There were certainly roe deer in Salcey in the Middle Ages. Perhaps there once were red deer. The accounts are so vague. There is no record of either since the seventeenth century. Salcey is not a deer-forest; it is an oak-forest. Its oldest and most important inhabitants are the great oaks: the giants, the sentinels. In the Lawn there is the Salcey oak, a thousand years old. It is 32 feet round. In a copse nearby, the Milking Oak, hidden in the wood, is 35 feet round. These giants are often, to-day, greater in circumference than height. There are at least thirty of them in the forest.

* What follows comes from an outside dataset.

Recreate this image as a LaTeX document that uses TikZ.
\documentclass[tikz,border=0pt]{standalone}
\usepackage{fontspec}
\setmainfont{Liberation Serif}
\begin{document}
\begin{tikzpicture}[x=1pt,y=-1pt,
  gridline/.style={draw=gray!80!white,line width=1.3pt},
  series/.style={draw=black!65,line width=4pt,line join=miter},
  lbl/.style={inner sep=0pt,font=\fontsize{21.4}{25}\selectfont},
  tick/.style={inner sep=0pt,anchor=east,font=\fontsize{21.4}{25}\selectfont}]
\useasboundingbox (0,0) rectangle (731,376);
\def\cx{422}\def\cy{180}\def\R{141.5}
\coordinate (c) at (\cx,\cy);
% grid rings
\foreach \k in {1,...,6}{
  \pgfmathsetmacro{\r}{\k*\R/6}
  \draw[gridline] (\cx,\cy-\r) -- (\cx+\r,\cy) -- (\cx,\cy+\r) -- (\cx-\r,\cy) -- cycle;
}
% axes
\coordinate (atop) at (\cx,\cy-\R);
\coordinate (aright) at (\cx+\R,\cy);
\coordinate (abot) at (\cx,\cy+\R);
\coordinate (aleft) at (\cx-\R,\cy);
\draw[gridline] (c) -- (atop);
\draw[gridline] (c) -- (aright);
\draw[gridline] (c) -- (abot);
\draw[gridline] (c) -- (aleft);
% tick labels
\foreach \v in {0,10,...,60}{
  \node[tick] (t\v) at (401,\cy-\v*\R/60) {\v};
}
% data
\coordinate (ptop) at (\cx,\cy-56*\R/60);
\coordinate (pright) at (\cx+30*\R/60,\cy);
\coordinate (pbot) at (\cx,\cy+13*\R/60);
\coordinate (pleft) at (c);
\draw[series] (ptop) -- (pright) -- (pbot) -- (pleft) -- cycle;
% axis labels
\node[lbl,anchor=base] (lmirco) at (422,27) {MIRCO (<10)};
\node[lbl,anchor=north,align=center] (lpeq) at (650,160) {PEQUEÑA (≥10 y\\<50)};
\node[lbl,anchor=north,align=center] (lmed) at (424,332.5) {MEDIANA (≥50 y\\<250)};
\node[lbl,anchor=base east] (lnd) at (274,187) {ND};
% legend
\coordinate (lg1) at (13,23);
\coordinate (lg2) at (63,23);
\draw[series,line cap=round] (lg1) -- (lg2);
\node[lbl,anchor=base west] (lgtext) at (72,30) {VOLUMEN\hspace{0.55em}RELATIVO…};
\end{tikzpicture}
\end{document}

“Yonder upstarts.” It is few of them end as giants, or sentinels, or caves for owls to roost in. The upstarts usually end in the timber yard at Hartwell. Not long ago a vertical fixed coffee-pot steam engine hauled the oak trunks over the sawing pits in the forest. Now diesel oil and electricity take the boles in charge, a crane rattles, out comes the electric chain-crosscut saw, and in less than half a minute a 2½ foot trunk falls gently in two. At the band-mill (a big one; the wheel of the band-saw is 4½ feet across) the trunk is lifted on to a trolley; the band-saw bites it and cuts it plankwise at 65 feet a minute. It can cut a coffin lid over 4 feet deep and 6½ feet long every half minute. The bandsaw is and endless strip of fine steel, toothed on one edge. It is led over great pulleys, and the toothed edge sails through elms and oaks like a wire through cheese. Eric Whatton has a special machine to sharpen it, which buzzes a bright facet on each tooth, as a busy automatic pusher shoves it by. Not a bit of oak or elm or ash is wasted: outside the mill two deft girls work an ordinary two-foot circular saw; they run off odd bits of plank for packing cases; or they saw the bark and outer wood of faced-off trunks into lumps of firewood … Millie and Mary, the cheerful girls, heave a half-hundredweight bag of blocks away like a feather pillow.

All the forest comes to this in the end, or nearly all of it. Well too, as long as for every end there is a beginning. The ancient forest of Salcey has suited the land it grows on for a thousand years; and seems to have suited it well. Nobody wants to make another sort of husbandry there.